■ REQUIREMENT
From the top of the entries, reproduce each line exactly, stopping after the line that contains "Chart.register(...registerables);". Omit pictures.

■ INPUT
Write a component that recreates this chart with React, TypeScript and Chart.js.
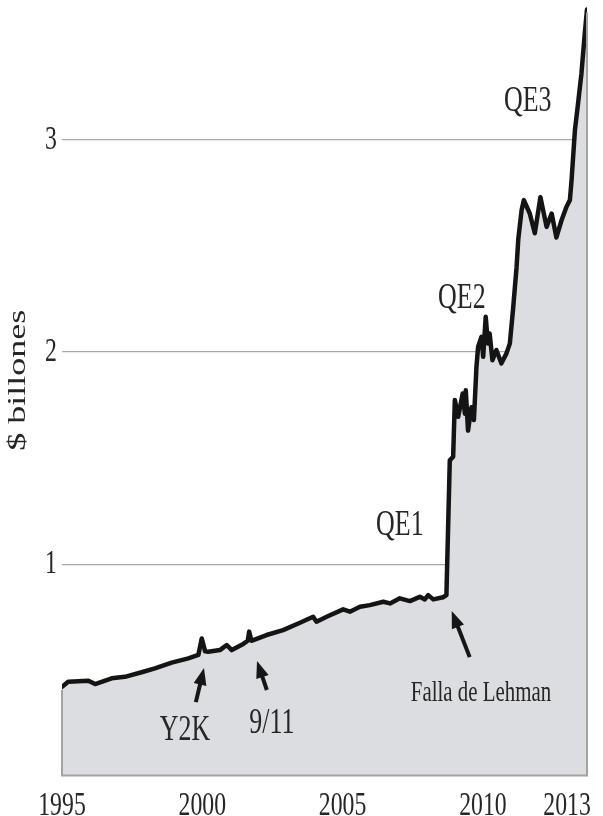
import { useEffect, useRef } from "react";
import { Chart, registerables } from "chart.js";

Chart.register(...registerables);

// ---- data (years as decimal dates, values in $ trillions "billones") ----
const years = [
  1995.0, 1995.22, 1995.94, 1996.18, 1996.77, 1997.24, 1997.9, 1998.31, 1998.91, 1999.5,
  1999.86, 1999.98, 2000.1, 2000.21, 2000.63, 2000.87, 2001.05, 2001.46, 2001.62, 2001.67,
  2001.75, 2001.82, 2002.29, 2002.88, 2003.48, 2003.95, 2004.07, 2004.43, 2005.02, 2005.26,
  2005.62, 2005.97, 2006.45, 2006.69, 2007.04, 2007.4, 2007.75, 2007.93, 2008.05, 2008.23,
  2008.58, 2008.7, 2008.82, 2008.94, 2009.0, 2009.12, 2009.28, 2009.36, 2009.39, 2009.47,
  2009.59, 2009.68, 2009.77, 2009.83, 2009.95, 2010.01, 2010.1, 2010.18, 2010.24, 2010.34,
  2010.48, 2010.66, 2010.84, 2010.96, 2011.08, 2011.2, 2011.26, 2011.38, 2011.46, 2011.67,
  2011.85, 2012.05, 2012.27, 2012.45, 2012.62, 2012.8, 2012.98, 2013.1, 2013.16, 2013.28,
  2013.39, 2013.51, 2013.63, 2013.71,
];
const values = [
  0.423, 0.447, 0.452, 0.436, 0.463, 0.47, 0.494, 0.51, 0.537, 0.557,
  0.573, 0.651, 0.59, 0.588, 0.596, 0.62, 0.596, 0.625, 0.64, 0.683,
  0.64, 0.643, 0.667, 0.69, 0.725, 0.753, 0.73, 0.753, 0.788, 0.777,
  0.8, 0.808, 0.824, 0.816, 0.84, 0.827, 0.847, 0.835, 0.855, 0.835,
  0.845, 0.855, 1.49, 1.507, 1.774, 1.695, 1.805, 1.71, 1.82, 1.63,
  1.74, 1.68, 1.93, 2.025, 2.072, 1.978, 2.166, 2.04, 2.088, 1.962,
  2.01, 1.947, 1.994, 2.04, 2.21, 2.4, 2.53, 2.67, 2.716, 2.653,
  2.56, 2.73, 2.59, 2.653, 2.54, 2.62, 2.685, 2.716, 2.81, 3.046,
  3.17, 3.31, 3.5, 3.614,
];

const xTicks = [1995, 2000, 2005, 2010, 2013];
const yTicks = [1, 2, 3];
const yTitle = "$ billones";

// annotations (text centre x / baseline y, in data units)
const noteLabels = ["Y2K", "9/11", "Falla de Lehman", "QE1", "QE2", "QE3"];
const noteYears = [1999.38, 2002.48, 2009.93, 2007.04, 2009.25, 2011.6];
const noteValues = [0.172, 0.205, 0.356, 1.137, 2.207, 3.135];
const noteSizes = [36, 36, 29, 36, 36, 36];

// arrows (tail -> head, in data units)
const arrowFromYears = [1999.77, 2002.3, 2009.53];
const arrowFromValues = [0.351, 0.408, 0.563];
const arrowToYears = [2000.06, 2001.95, 2008.89];
const arrowToValues = [0.512, 0.545, 0.78];

const FONT = "'Liberation Serif', 'Times New Roman', serif";
const SQUEEZE = 0.72;
const TEXT_COLOR = "#262626";

function drawText(ctx: CanvasRenderingContext2D, text: string, x: number, y: number, size: number, align: CanvasTextAlign, baseline: CanvasTextBaseline) {
  ctx.save();
  ctx.translate(x, y);
  ctx.scale(SQUEEZE, 1);
  ctx.font = `${size}px ${FONT}`;
  ctx.fillStyle = TEXT_COLOR;
  ctx.textAlign = align;
  ctx.textBaseline = baseline;
  ctx.fillText(text, 0, 0);
  ctx.restore();
}

const decorPlugin = {
  id: "decor",
  afterDatasetsDraw(chart: any) {
    const ctx: CanvasRenderingContext2D = chart.ctx;
    const xs = chart.scales.x;
    const ys = chart.scales.y;
    const area = chart.chartArea;

    // grey outline of the filled area
    const xl = xs.getPixelForValue(years[0]);
    const xr = xs.getPixelForValue(years[years.length - 1]);
    const y0 = ys.getPixelForValue(0);
    ctx.save();
    ctx.strokeStyle = "#a2a2a2";
    ctx.lineWidth = 2;
    ctx.beginPath();
    ctx.moveTo(xl, ys.getPixelForValue(values[0]) + 3);
    ctx.lineTo(xl, y0 - 1);
    ctx.lineTo(xr, y0 - 1);
    ctx.lineTo(xr, ys.getPixelForValue(values[values.length - 1]) + 3);
    ctx.stroke();
    ctx.restore();

    // y tick labels
    ys.ticks.forEach((t: any) => {
      drawText(ctx, String(t.value), area.left - 5, ys.getPixelForValue(t.value), 33, "right", "middle");
    });
    // x tick labels
    xs.ticks.forEach((t: any) => {
      drawText(ctx, String(t.value), xs.getPixelForValue(t.value), area.bottom + 38, 33, "center", "alphabetic");
    });

    // y title (rotated)
    ctx.save();
    ctx.translate(area.left - 37, (area.top + area.bottom) / 2 - 10);
    ctx.rotate(-Math.PI / 2);
    ctx.scale(1, SQUEEZE);
    ctx.font = `36px ${FONT}`;
    ctx.fillStyle = TEXT_COLOR;
    ctx.textAlign = "center";
    ctx.textBaseline = "alphabetic";
    ctx.fillText(yTitle, 0, 0);
    ctx.restore();

    // annotation labels
    noteLabels.forEach((lab, i) => {
      drawText(ctx, lab, xs.getPixelForValue(noteYears[i]), ys.getPixelForValue(noteValues[i]), noteSizes[i], "center", "alphabetic");
    });

    // arrows
    ctx.save();
    ctx.strokeStyle = "#161616";
    ctx.fillStyle = "#161616";
    ctx.lineWidth = 4;
    ctx.lineCap = "butt";
    arrowFromYears.forEach((_, i) => {
      const x0 = xs.getPixelForValue(arrowFromYears[i]);
      const y0a = ys.getPixelForValue(arrowFromValues[i]);
      const x1 = xs.getPixelForValue(arrowToYears[i]);
      const y1 = ys.getPixelForValue(arrowToValues[i]);
      const ang = Math.atan2(y1 - y0a, x1 - x0);
      const hl = 17;
      const hw = 6.5;
      const bx = x1 - hl * Math.cos(ang);
      const by = y1 - hl * Math.sin(ang);
      ctx.beginPath();
      ctx.moveTo(x0, y0a);
      ctx.lineTo(bx + 2 * Math.cos(ang), by + 2 * Math.sin(ang));
      ctx.stroke();
      ctx.beginPath();
      ctx.moveTo(x1, y1);
      ctx.lineTo(bx + hw * Math.sin(ang), by - hw * Math.cos(ang));
      ctx.lineTo(bx - hw * Math.sin(ang), by + hw * Math.cos(ang));
      ctx.closePath();
      ctx.fill();
    });
    ctx.restore();
  },
};

export default function App() {
  const ref = useRef<HTMLCanvasElement | null>(null);

  useEffect(() => {
    if (!ref.current) return;
    const chart = new Chart(ref.current, {
      type: "line",
      data: {
        datasets: [
          {
            data: years.map((x, i) => ({ x, y: values[i] })),
            borderColor: "#141414",
            borderWidth: 4.5,
            backgroundColor: "#dcdde1",
            fill: "origin",
            pointRadius: 0,
            tension: 0,
            borderJoinStyle: "round",
            borderCapStyle: "round",
          },
        ],
      },
      options: {
        animation: false,
        responsive: false,
        devicePixelRatio: 1,
        layout: { padding: { top: 4, right: 16, left: 0, bottom: 0 } },
        plugins: { legend: { display: false }, tooltip: { enabled: false } },
        scales: {
          x: {
            type: "linear",
            min: 1995,
            max: 2013.71,
            afterBuildTicks: (s: any) => {
              s.ticks = xTicks.map((v) => ({ value: v }));
            },
            afterFit: (s: any) => {
              s.height = 39.4;
            },
            ticks: { display: false },
            grid: { display: false, drawTicks: false },
            border: { display: false },
          },
          y: {
            min: 0,
            max: 3.64,
            afterBuildTicks: (s: any) => {
              s.ticks = yTicks.map((v) => ({ value: v }));
            },
            afterFit: (s: any) => {
              s.width = 62;
            },
            ticks: { display: false },
            grid: { color: "#a8a8a8", lineWidth: 1.3, drawTicks: false },
            border: { display: false },
          },
        },
      } as any,
      plugins: [decorPlugin],
    });
    return () => chart.destroy();
  }, []);

  return (
    <div style={{ position: "fixed", left: 0, top: 0, width: 603, height: 816, background: "#fff" }}>
      <canvas ref={ref} width={603} height={816} style={{ display: "block" }} />
    </div>
  );
}
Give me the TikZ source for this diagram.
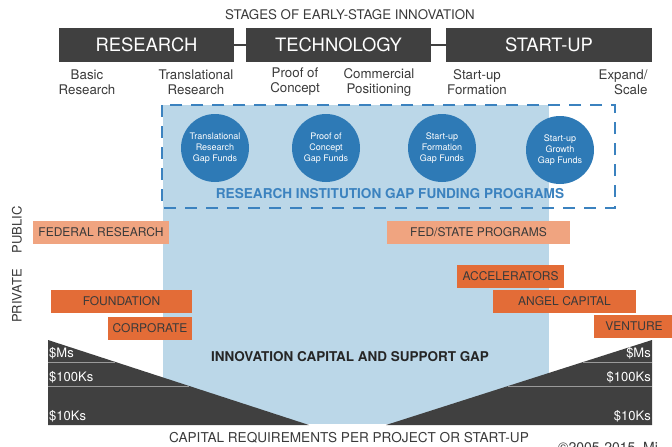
\documentclass[tikz,border=0pt]{standalone}
\usepackage{fontspec}
\setmainfont{TeX Gyre Heros}

\definecolor{stagegray}{HTML}{404040}
\definecolor{labelgray}{HTML}{3A3A3A}
\definecolor{gapfill}{HTML}{BBD7E8}
\definecolor{circblue}{HTML}{2E7AB6}
\definecolor{progblue}{HTML}{3B82BF}
\definecolor{salmon}{HTML}{F0A480}
\definecolor{orangeA}{HTML}{E36C37}
\definecolor{sepgray}{HTML}{9A9A9A}

\begin{document}
\begin{tikzpicture}[x=1pt, y=-1pt,
    stage/.style={fill=stagegray, text=white, minimum height=34pt, inner sep=0pt,
        font=\fontsize{18.4}{20}\selectfont},
    sub/.style={align=center, text=labelgray, font=\fontsize{13.3}{15}\selectfont},
    gapfund/.style={circle, fill=circblue, minimum size=68pt, inner sep=0pt,
        align=center, text=white, font=\fontsize{9}{11}\selectfont},
    pub/.style={fill=salmon, minimum height=23pt, inner sep=0pt, text=labelgray,
        font=\fontsize{12}{14}\selectfont},
    priv/.style={pub, fill=orangeA},
    side/.style={rotate=90, text=labelgray, font=\fontsize{13}{15}\selectfont},
    amount/.style={text=white, inner sep=1pt, font=\fontsize{13}{15}\selectfont},
    sepline/.style={sepgray, line width=1pt}]
    \useasboundingbox (0,0) rectangle (672,447);

    % gap region and gap funding programs
    \fill[gapfill] (163,105) rectangle (549,424);
    \draw[progblue, line width=1.5pt, dash pattern=on 12pt off 9pt] (162,105) rectangle (615,208);

    \node[gapfund] (transfund) at (215,148) {Translational\\Research\\Gap Funds};
    \node[gapfund] (pocfund) at (326,148) {Proof of\\Concept\\Gap Funds};
    \node[gapfund] (formfund) at (442,148) {Start-up\\Formation\\Gap Funds};
    \node[gapfund] (growfund) at (560,150) {Start-up\\Growth\\Gap Funds};
    \node[text=progblue, font=\bfseries\fontsize{13.6}{15}\selectfont] (programs) at (390,194)
        {RESEARCH INSTITUTION GAP FUNDING PROGRAMS};

    % stages
    \node[text=labelgray, font=\fontsize{13.3}{15}\selectfont] (title) at (350,15)
        {STAGES OF EARLY-STAGE INNOVATION};
    \node[stage, minimum width=175pt] (research) at (146.5,45) {RESEARCH};
    \node[stage, minimum width=185pt] (technology) at (338.5,45) {TECHNOLOGY};
    \node[stage, minimum width=206pt] (startup) at (549,45) {START-UP};
    \draw[stagegray, line width=2.5pt] (research) -- (technology);
    \draw[stagegray, line width=2.5pt] (technology) -- (startup);

    \node[sub] (basic) at (87,82) {Basic\\Research};
    \node[sub] (transl) at (196,82) {Translational\\Research};
    \node[sub] (proof) at (295,82) {Proof of\\Concept};
    \node[sub] (commercial) at (379,82) {Commercial\\Positioning};
    \node[sub] (formation) at (477,82) {Start-up\\Formation};
    \node[sub, align=right, anchor=east] (expand) at (651,82) {Expand/\\Scale};

    % public and private sources
    \node[side] (public) at (17,230) {PUBLIC};
    \node[side] (private) at (17,296) {PRIVATE};

    \node[pub, minimum width=136pt] (federal) at (101,232.5) {FEDERAL RESEARCH};
    \node[pub, minimum width=183pt] (fedstate) at (478.5,232.5) {FED/STATE PROGRAMS};
    \node[priv, minimum width=107pt] (accel) at (510.5,276.5) {ACCELERATORS};
    \node[priv, minimum width=143pt] (angel) at (564.5,301.5) {ANGEL CAPITAL};
    \node[priv, minimum width=80pt] (venture) at (634,326.5) {VENTURE};
    \node[priv, minimum width=141pt] (foundation) at (121.5,301.5) {FOUNDATION};
    \node[priv, minimum width=84pt] (corporate) at (150,328) {CORPORATE};

    % capital requirements
    \fill[stagegray] (48,340) -- (309,425) -- (48,425) -- cycle;
    \fill[stagegray] (652,340) -- (386,425) -- (652,425) -- cycle;
    \draw[sepline] (48,362) -- (115,362);
    \draw[sepline] (48,386) -- (189,386);
    \draw[sepline] (583,362) -- (652,362);
    \draw[sepline] (508,386) -- (652,386);

    \node[amount, anchor=west] (msL) at (48,353) {\$Ms};
    \node[amount, anchor=west] (hundredL) at (48,377) {\$100Ks};
    \node[amount, anchor=west] (tenL) at (48,416) {\$10Ks};
    \node[amount, anchor=east] (msR) at (652,353) {\$Ms};
    \node[amount, anchor=east] (hundredR) at (652,377) {\$100Ks};
    \node[amount, anchor=east] (tenR) at (652,416) {\$10Ks};

    \node[text=black!85, font=\bfseries\fontsize{13.5}{15}\selectfont] (gap) at (350,357)
        {INNOVATION CAPITAL AND SUPPORT GAP};
    \node[text=labelgray, font=\fontsize{13.6}{15}\selectfont] (caption) at (349,438)
        {CAPITAL REQUIREMENTS PER PROJECT OR START-UP};
    \node[text=labelgray, anchor=base west, inner sep=0pt, font=\fontsize{14}{16}\selectfont]
        (copy) at (558,452) {©2005-2015\ \ Mi};
\end{tikzpicture}
\end{document}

■ EXERCISE RESULT
Write a component that recreates this chart with React, TypeScript and Chart.js.
import { useEffect, useRef } from "react";
import { Chart, registerables } from "chart.js";

Chart.register(...registerables);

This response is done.